Valérie Osouf

Valérie Osouf is a French documentary film-maker. After a B.A. in History, she settled in Dakar, Senegal, where she graduated a Master in Journalism about African film distribution in West Africa. There, she worked as a radio presenter and reporter, as well as a freelance journalist for the French media. She also directed a short documentary about a deaf people who learned to speak, and another one (16 mm) with Senegalese people expelled from France after a change of the immigration laws. Since then, she focused her research on postcolonial identity. Back in Paris, Valérie attended a one year course on scriptwriting at the Femis (French national film school).

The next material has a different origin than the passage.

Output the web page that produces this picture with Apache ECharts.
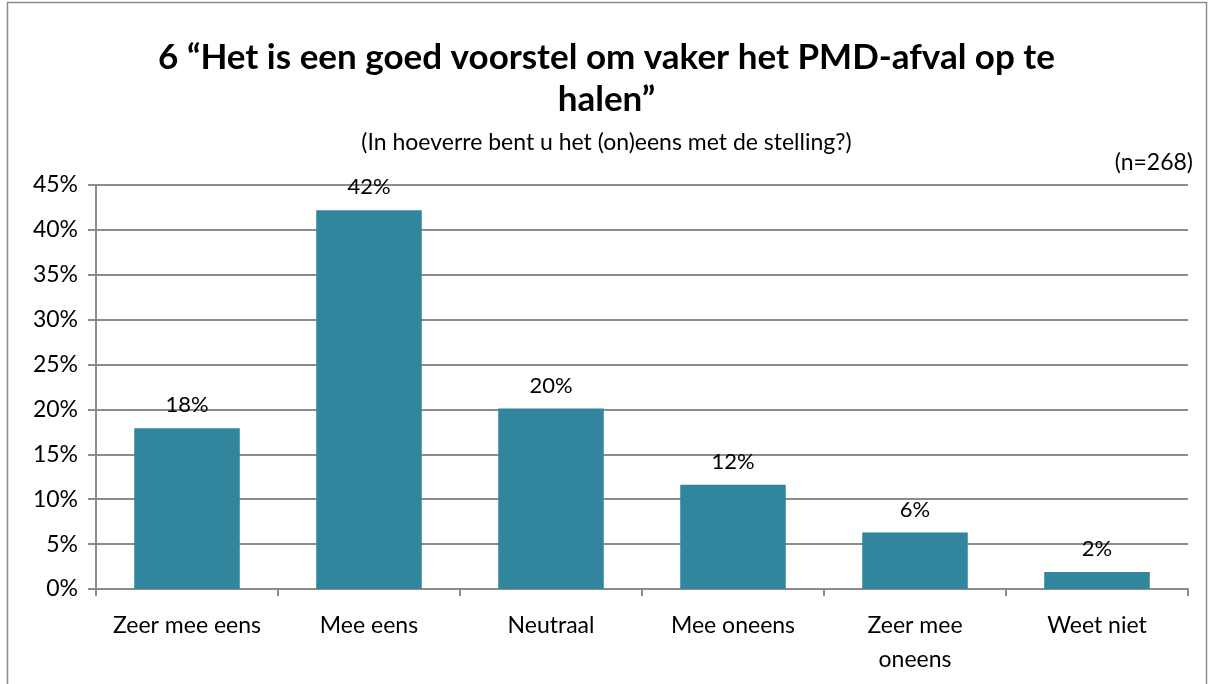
<!DOCTYPE html>
<html>
<head>
<meta charset="utf-8">
<script src="https://cdn.jsdelivr.net/npm/echarts@6/dist/echarts.min.js"></script>
<style>
  html, body { margin: 0; padding: 0; background: #fff; }
  #grafica { width: 1213px; height: 684px; }
</style>
</head>
<body>
<div id="grafica"></div>
<script>
// categorieen en percentages
var categorieen = ['Zeer mee eens', 'Mee eens', 'Neutraal', 'Mee oneens', 'Zeer mee\noneens', 'Weet niet'];
var percentages = [17.9, 42.2, 20.1, 11.6, 6.3, 1.9];
var yTicks = [0, 5, 10, 15, 20, 25, 30, 35, 40, 45];

var lettertype = 'Lato, "Noto Sans", sans-serif';
var grafico = echarts.init(document.getElementById('grafica'));

var option = {
    animation: false,
    title: [
        {
            text: '6 “Het is een goed voorstel om vaker het PMD-afval op te\nhalen”',
            left: 'center',
            top: 32,
            textStyle: {
                fontFamily: lettertype,
                fontWeight: 'bold',
                fontSize: 35,
                lineHeight: 42,
                color: '#000'
            }
        },
        {
            text: '(In hoeverre bent u het (on)eens met de stelling?)',
            left: 'center',
            top: 126,
            textStyle: {fontFamily: lettertype, fontWeight: 'normal', fontSize: 23, color: '#000'}
        },
        {
            text: '(n=268)',
            right: 15,
            top: 146,
            textStyle: {fontFamily: lettertype, fontWeight: 'normal', fontSize: 23, color: '#000'}
        }
    ],
    graphic: [{
        type: 'rect',
        shape: {x: 7.5, y: 2.5, width: 1199, height: 690},
        style: {fill: 'none', stroke: '#8c8c8c', lineWidth: 1.5},
        silent: true
    }],
    grid: {left: 96, right: 25, top: 185, bottom: 95},
    xAxis: {
        type: 'category',
        data: categorieen,
        axisLine: {lineStyle: {color: '#8c8c8c', width: 2}},
        axisTick: {show: true, length: 7, lineStyle: {color: '#8c8c8c', width: 2}},
        axisLabel: {
            fontFamily: lettertype, fontSize: 23, color: '#000',
            margin: 20, lineHeight: 34, interval: 0
        }
    },
    yAxis: {
        type: 'value',
        min: yTicks[0],
        max: yTicks[yTicks.length - 1],
        interval: 5,
        axisLine: {show: true, lineStyle: {color: '#8c8c8c', width: 2}},
        axisTick: {show: true, length: 8, lineStyle: {color: '#8c8c8c', width: 2}},
        splitLine: {lineStyle: {color: '#8c8c8c', width: 2}},
        axisLabel: {
            fontFamily: lettertype, fontSize: 23, color: '#000', margin: 18,
            formatter: function (v) { return v + '%'; }
        }
    },
    series: [{
        type: 'bar',
        data: percentages,
        barWidth: '58%',
        itemStyle: {color: '#31859c'},
        label: {
            show: true,
            position: 'top',
            distance: 12,
            fontFamily: lettertype,
            fontSize: 22,
            color: '#000',
            formatter: function (p) { return Math.round(p.value) + '%'; }
        }
    }]
};

grafico.setOption(option);
</script>
</body>
</html>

She then completed co-directing her first TV documentary, Cameroon: Autopsy of independence, with Gaëlle Le Roy. The film won the audience award at the International Historical Film Festival of Pessac and provoked a national debate in Cameroon. After that, she started writing her first feature fiction, Marie and Djibril (a drama about intimate racism), as well as developing a historical documentary TV project on Brixton Riots 1981. In parallel, she completed a short film about collective history vs. personal memory, Afterwards. National Identity is her first feature length film.

Valérie Osouf will be a guest at the round table Migration in the light of identity and citizenship, which will take place on Thursday, 20th June 2013 (World Refugee Day) at the City Museum of Ljubljana after the screening of her film National Identity (L’Identité Nationale).